▶ [MATERIAL PROVIDED]
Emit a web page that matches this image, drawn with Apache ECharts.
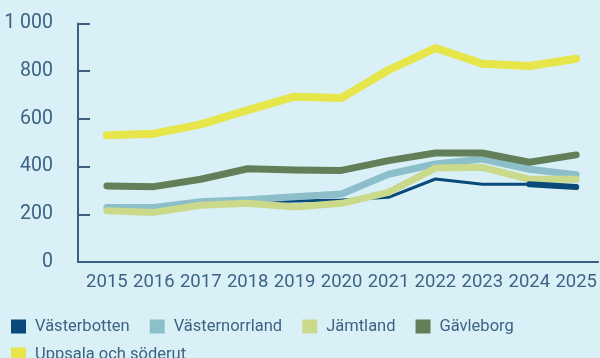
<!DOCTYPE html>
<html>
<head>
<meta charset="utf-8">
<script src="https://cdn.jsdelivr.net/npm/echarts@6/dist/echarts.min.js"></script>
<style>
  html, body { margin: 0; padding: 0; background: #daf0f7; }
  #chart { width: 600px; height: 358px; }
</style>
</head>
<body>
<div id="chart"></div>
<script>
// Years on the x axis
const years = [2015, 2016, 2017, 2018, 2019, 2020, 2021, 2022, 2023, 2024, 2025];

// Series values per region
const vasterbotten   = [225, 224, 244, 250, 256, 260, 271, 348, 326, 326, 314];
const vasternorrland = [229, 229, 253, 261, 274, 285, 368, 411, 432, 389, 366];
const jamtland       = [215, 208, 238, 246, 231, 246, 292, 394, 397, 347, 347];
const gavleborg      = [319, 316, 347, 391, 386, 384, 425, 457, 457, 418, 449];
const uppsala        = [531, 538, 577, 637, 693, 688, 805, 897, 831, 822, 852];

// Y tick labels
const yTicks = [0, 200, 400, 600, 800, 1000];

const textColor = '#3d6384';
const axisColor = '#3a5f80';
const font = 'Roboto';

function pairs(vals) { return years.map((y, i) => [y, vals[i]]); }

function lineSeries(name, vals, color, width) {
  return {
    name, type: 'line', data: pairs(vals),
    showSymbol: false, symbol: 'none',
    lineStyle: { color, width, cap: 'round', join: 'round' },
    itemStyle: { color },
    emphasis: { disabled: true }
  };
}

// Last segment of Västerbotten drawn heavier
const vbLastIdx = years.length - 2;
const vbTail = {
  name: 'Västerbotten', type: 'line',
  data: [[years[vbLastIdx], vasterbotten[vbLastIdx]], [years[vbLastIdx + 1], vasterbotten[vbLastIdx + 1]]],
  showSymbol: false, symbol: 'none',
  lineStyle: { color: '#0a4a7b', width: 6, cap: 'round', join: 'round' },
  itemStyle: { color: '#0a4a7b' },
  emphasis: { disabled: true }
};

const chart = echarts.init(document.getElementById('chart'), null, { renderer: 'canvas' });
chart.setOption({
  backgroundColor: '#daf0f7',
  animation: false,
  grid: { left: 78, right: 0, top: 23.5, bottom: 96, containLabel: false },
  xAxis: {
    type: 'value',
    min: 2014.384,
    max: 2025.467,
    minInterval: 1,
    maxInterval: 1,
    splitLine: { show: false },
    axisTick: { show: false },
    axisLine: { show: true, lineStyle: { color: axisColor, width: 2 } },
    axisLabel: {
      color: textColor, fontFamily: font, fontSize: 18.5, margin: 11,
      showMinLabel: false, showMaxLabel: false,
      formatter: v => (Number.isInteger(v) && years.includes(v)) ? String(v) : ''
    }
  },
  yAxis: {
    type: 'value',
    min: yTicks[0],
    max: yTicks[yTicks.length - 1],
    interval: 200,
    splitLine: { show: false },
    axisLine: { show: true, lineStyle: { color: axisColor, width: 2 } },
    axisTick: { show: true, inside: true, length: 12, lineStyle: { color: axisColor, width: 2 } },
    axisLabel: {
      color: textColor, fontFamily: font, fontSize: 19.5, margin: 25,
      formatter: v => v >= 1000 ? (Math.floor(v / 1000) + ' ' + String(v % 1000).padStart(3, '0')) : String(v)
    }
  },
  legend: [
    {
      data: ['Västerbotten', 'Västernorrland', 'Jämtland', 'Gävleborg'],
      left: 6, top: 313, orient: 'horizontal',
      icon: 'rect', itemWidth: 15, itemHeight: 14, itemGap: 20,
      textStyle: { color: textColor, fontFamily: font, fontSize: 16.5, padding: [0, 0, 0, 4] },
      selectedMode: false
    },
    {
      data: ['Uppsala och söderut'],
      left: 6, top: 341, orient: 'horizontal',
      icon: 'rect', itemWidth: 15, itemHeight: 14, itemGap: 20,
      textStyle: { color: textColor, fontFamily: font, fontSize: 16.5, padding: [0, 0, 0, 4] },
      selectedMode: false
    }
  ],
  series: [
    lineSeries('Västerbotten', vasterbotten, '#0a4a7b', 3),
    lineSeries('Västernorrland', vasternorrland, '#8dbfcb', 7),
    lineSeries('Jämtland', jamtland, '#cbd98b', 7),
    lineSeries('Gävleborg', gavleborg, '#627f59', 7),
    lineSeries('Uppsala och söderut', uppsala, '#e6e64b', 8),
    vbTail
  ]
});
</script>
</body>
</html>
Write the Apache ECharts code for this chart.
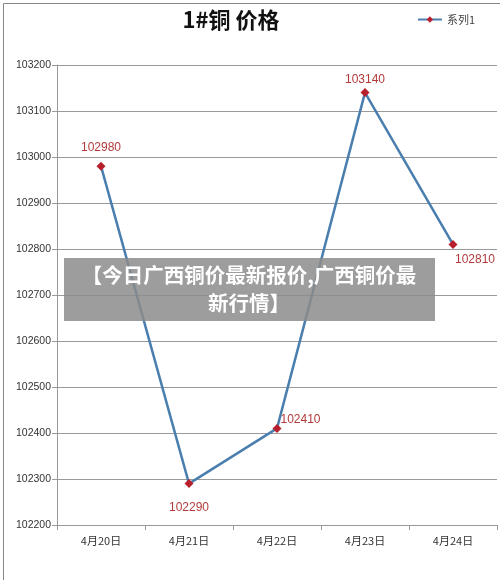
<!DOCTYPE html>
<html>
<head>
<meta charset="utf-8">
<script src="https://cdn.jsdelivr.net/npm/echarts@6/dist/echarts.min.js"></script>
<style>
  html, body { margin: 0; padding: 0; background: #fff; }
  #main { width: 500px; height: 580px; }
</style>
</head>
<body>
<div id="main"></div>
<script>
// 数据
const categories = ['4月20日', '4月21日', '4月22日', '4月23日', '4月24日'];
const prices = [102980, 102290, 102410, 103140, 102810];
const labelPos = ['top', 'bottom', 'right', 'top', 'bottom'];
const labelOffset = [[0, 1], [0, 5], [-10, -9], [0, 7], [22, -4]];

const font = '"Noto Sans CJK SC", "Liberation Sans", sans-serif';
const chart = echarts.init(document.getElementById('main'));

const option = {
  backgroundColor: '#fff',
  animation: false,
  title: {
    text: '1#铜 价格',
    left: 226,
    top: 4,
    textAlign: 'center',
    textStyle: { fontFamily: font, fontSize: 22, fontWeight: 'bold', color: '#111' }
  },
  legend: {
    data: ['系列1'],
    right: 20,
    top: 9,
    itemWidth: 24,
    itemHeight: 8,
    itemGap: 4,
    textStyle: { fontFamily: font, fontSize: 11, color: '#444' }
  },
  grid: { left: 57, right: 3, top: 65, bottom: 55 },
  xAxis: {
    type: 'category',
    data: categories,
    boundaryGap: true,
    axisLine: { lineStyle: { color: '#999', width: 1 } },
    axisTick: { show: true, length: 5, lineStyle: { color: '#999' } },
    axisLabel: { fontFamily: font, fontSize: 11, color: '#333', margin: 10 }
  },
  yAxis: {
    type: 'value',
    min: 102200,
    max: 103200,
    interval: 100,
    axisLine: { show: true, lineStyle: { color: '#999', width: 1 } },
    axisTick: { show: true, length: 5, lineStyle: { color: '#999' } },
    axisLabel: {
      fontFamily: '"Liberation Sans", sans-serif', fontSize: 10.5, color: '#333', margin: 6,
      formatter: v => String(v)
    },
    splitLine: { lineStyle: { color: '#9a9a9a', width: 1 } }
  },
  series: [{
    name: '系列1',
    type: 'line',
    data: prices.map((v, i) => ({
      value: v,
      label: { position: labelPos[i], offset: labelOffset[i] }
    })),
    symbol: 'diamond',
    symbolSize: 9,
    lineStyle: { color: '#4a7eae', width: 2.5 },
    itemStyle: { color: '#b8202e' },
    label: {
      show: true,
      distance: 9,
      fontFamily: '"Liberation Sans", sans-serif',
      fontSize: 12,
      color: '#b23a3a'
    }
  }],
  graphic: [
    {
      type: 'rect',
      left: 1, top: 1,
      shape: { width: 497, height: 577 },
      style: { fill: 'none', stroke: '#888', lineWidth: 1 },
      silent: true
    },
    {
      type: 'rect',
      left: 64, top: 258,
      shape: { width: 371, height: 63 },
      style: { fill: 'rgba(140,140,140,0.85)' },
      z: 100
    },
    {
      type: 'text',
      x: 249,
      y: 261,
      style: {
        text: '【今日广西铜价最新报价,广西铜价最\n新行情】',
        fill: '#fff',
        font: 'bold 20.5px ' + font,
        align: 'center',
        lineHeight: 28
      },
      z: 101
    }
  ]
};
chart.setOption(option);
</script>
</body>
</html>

▶ [CHALLENGE] Skip the pictures and quote each line of the entries above, from the first through the line with "2023, 2024, 2025];", exactly as it appears.

▶ [EXERCISE RESULT]
Emit a web page that matches this image, drawn with Apache ECharts.
<!DOCTYPE html>
<html>
<head>
<meta charset="utf-8">
<script src="https://cdn.jsdelivr.net/npm/echarts@6/dist/echarts.min.js"></script>
<style>
  html, body { margin: 0; padding: 0; background: #daf0f7; }
  #chart { width: 600px; height: 358px; }
</style>
</head>
<body>
<div id="chart"></div>
<script>
// Years on the x axis
const years = [2015, 2016, 2017, 2018, 2019, 2020, 2021, 2022, 2023, 2024, 2025];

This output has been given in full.